I was browsing around the Users list on CD, and noticed an oddity: Two accounts (@asdfzxcv and @juchong) seem to have absolutely huge amounts of topics viewed - orders of magnitude beyond every other user, and probably close to the number of topics posted on CD ever. This is in spite of having a very low quantity of posts read and days visited.
I have two guesses as to what’s happening here: either there’s a bug on the server end, or they are scraping CD (if so, what for?). In either case, I think this merits further investigation.
Nothing wrong with scraping tbh and it’s not that difficult to do. Useful for saving the site incase anything happens to it. See re:IFI Hosting. If anyone tries to ban a scraper they’ll usually adapt. Best solution if it really matters is rate limiting, offering an official API, or both.
TL;DR Web scrapers are the internets independent archivists.
Poorly for who , it’s a legitimate method to say “GIVE ME ALL YOUR DATA NOW!!” rather than “Give me your data at a responsible pace please” provided the application is threaded and uses multiple proxies.
Sometimes (also if it coming from one host it’s a DoS), MOST websites should be resistant to this with simple load balancing or even by using services like cloudflare which offer “DDoS Protection”. Really just depends on the server infrastructure. Depending on load a sufficiently powerful server in terms of RAM and processor cores/speed should be sufficient too.
Ahhh! I’ve been noticed! Yes. I’m scraping CD in hopes of archiving things should the site “disappear” one day. In light of recent events, I feel it’s prudent to have a large part of FIRST’s history archived. Also, I have a massive NAS sitting in a data center and it’s relatively convenient to kick off a script and walk away.
I have a complete* archive up to a point in 2017, and I’m running a crawl right now, if anyone’s interested in coordinating let me know. I want to avoid completely redundant crawls if possible.

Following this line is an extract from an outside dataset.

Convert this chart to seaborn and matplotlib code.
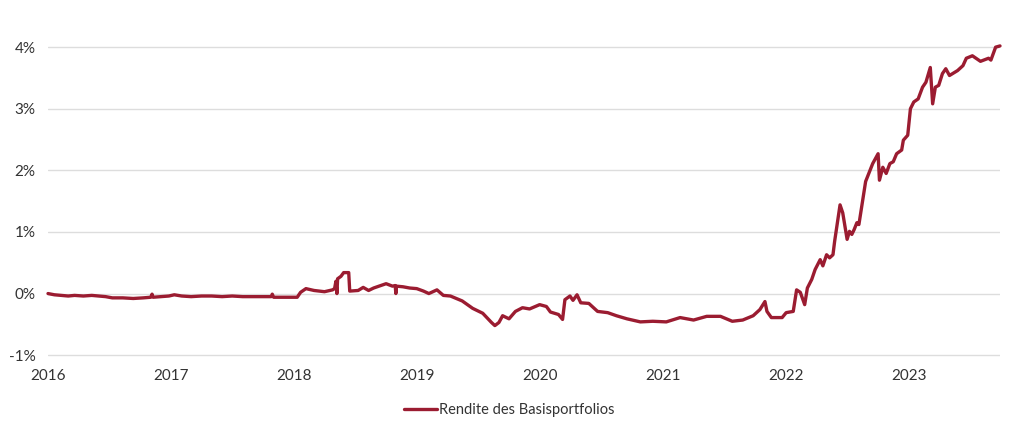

1st rule of the internet. Everything is forever. 2nd rule of the internet. There’s so much content created every day that forever is a short amount of time.
I feel bad for the scraper when it hits my old scouting databases, before I used GitHub I published a massive file every week. Brandon even increased the max file size limit at my request lol. I think I calculated it out once and my excel books combined accounted for something on the order of 10% of the total data on CD.